The national negative equity rate ended 2013 below 20% for the first time in years, dipping to 19.4% of all homeowners with a mortgage.

More than 9.8 million homeowners are still underwater nationwide.

The fourth quarter of 2013 is the seventh consecutive quarter that home values have risen, freeing almost 3.9 million homeowners nationwide in all of 2013.

The national negative equity rate fell from 27.5% of all homeowners with a mortgage as of the end of the fourth quarter of 2012, and 21% in the third quarter.

But while negative equity is slowly but surely receding, a number of factors will help ensure it remains a factor in the market for years to come.

“We’ve reached an important milestone as negative equity has fallen below 20% nationwide, which has helped free up marginally more inventory and contribute to further stabilization of the market,” said Zillow chief economist Stan Humphries. “But a number of headwinds will prevent negative equity from falling at the kind of sustained, rapid pace we need before the market can completely return to normal, and it remains roughly four times what it is in a healthier market.
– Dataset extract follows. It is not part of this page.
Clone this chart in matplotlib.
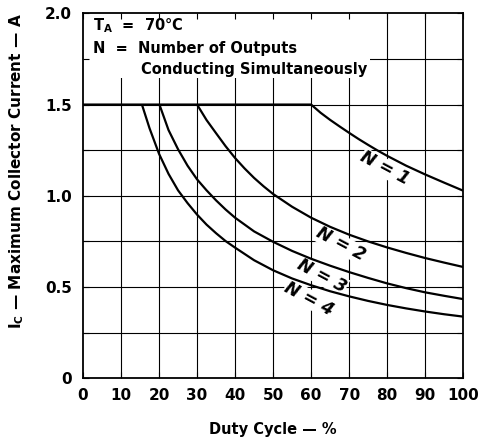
import matplotlib
matplotlib.use("Agg")
import matplotlib.pyplot as plt
from matplotlib.patches import Rectangle

plt.rcParams['font.family'] = ['DejaVu Sans']
plt.rcParams['font.weight'] = 'bold'
plt.rcParams['mathtext.fontset'] = 'custom'
plt.rcParams['mathtext.rm'] = 'DejaVu Sans:bold'
plt.rcParams['mathtext.it'] = 'DejaVu Sans:bold'
plt.rcParams['mathtext.bf'] = 'DejaVu Sans:bold'
plt.rcParams['mathtext.default'] = 'rm'

# Data (duty cycle %, max collector current A)
n1_x = [0, 60, 62.5, 65, 67.5, 70, 72.5, 75, 77.5, 80, 85, 90, 95, 100]
n1_y = [1.5, 1.5, 1.455, 1.416, 1.38, 1.345, 1.311, 1.279, 1.248, 1.219, 1.165, 1.117, 1.072, 1.028]
n2_x = [30, 32.5, 35, 37.5, 40, 42.5, 45, 47.5, 50, 55, 60, 65, 70, 75, 80, 85, 90, 95, 100]
n2_y = [1.5, 1.415, 1.343, 1.272, 1.207, 1.15, 1.098, 1.052, 1.01, 0.94, 0.88, 0.83, 0.787,
        0.75, 0.717, 0.687, 0.659, 0.634, 0.61]
n3_x = [20.1, 22.5, 25, 27.5, 30, 32.5, 35, 37.5, 40, 45, 50, 55, 60, 65, 70, 75, 80, 85, 90, 95, 100]
n3_y = [1.5, 1.36, 1.255, 1.165, 1.09, 1.03, 0.975, 0.925, 0.88, 0.805, 0.748, 0.698, 0.655,
        0.617, 0.582, 0.55, 0.52, 0.494, 0.471, 0.452, 0.434]
n4_x = [15.5, 17.5, 20, 22.5, 25, 27.5, 30, 32.5, 35, 37.5, 40, 45, 50, 55, 60, 65, 70, 75, 80,
        85, 90, 95, 100]
n4_y = [1.5, 1.37, 1.23, 1.12, 1.03, 0.96, 0.897, 0.842, 0.795, 0.752, 0.716, 0.647, 0.592,
        0.547, 0.51, 0.477, 0.449, 0.424, 0.402, 0.383, 0.366, 0.351, 0.338]

series = [(n1_x, n1_y, "N = 1"), (n2_x, n2_y, "N = 2"),
          (n3_x, n3_y, "N = 3"), (n4_x, n4_y, "N = 4")]

x_ticks = [0, 10, 20, 30, 40, 50, 60, 70, 80, 90, 100]
y_ticks = [0, 0.5, 1.0, 1.5, 2.0]
y_tick_labels = ["0", "0.5", "1.0", "1.5", "2.0"]
y_grid = [0.25, 0.5, 0.75, 1.0, 1.25, 1.5, 1.75]

label_pos = [(79.5, 1.15), (67.7, 0.735), (62.9, 0.56), (59.4, 0.436)]
label_rot = -28

fig = plt.figure(figsize=(4.84, 4.38), dpi=100)
ax = fig.add_axes([0.1715, 0.1363, 0.7855, 0.8333])
ax.set_xlim(0, 100)
ax.set_ylim(0, 2.0)

# grid
for xv in x_ticks[1:-1]:
    ax.axvline(xv, color='black', lw=0.8, zorder=1)
for yv in y_grid:
    ax.axhline(yv, color='black', lw=0.8, zorder=1)

# white area behind the annotation
ax.add_patch(Rectangle((0, 1.645), 75.5, 0.355, facecolor='white',
                       edgecolor='none', zorder=1.5))

for (xs, ys, lab), (lx, ly) in zip(series, label_pos):
    ax.plot(xs, ys, color='black', lw=1.6, zorder=3, solid_capstyle='butt',
            solid_joinstyle='round')
    ax.text(lx, ly, lab, rotation=label_rot, ha='center', va='center', fontsize=12.5,
            fontstyle='oblique', zorder=2.5, rotation_mode='anchor',
            bbox=dict(facecolor='white', edgecolor='none', pad=0.3))

ax.text(2.6, 1.908, r"T$_{A}$  =  70°C", fontsize=10.5, ha='left', va='baseline', zorder=5)
ax.text(2.6, 1.782, "N  =  Number of Outputs", fontsize=10.5, ha='left', va='baseline', zorder=5)
ax.text(15.3, 1.667, "Conducting Simultaneously", fontsize=10.5, ha='left', va='baseline', zorder=5)

ax.set_xticks(x_ticks)
ax.set_xticklabels([str(v) for v in x_ticks])
ax.set_yticks(y_ticks)
ax.set_yticklabels(y_tick_labels)
ax.set_yticks(y_grid, minor=True)
ax.tick_params(axis='both', which='both', direction='in', top=True, right=True,
               length=4, width=0.8, labelsize=11)
ax.tick_params(axis='x', pad=7)
ax.tick_params(axis='y', pad=8)
for sp in ax.spines.values():
    sp.set_linewidth(1.3)
    sp.set_zorder(6)

ax.set_xlabel("Duty Cycle — %", fontsize=10.5, fontweight='bold')
ax.xaxis.set_label_coords(0.5, -0.12)
ax.set_ylabel(r"I$_{C}$ — Maximum Collector Current — A", fontsize=11, fontweight='bold')
ax.yaxis.set_label_coords(-0.151, 0.568)

fig.savefig("out.png", dpi=100)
High negative equity is just another sign of how distorted the market continues to be, and how far we still have to go on the road back to normal.”

Home values ended 2013 up 6.6%, the single-largest contributor to the falling negative equity rate. But the pace of home value appreciation is slowing, with home values expected to rise just 3.4% over the next 12 months, according to the most recent Zillow Home Value Forecast.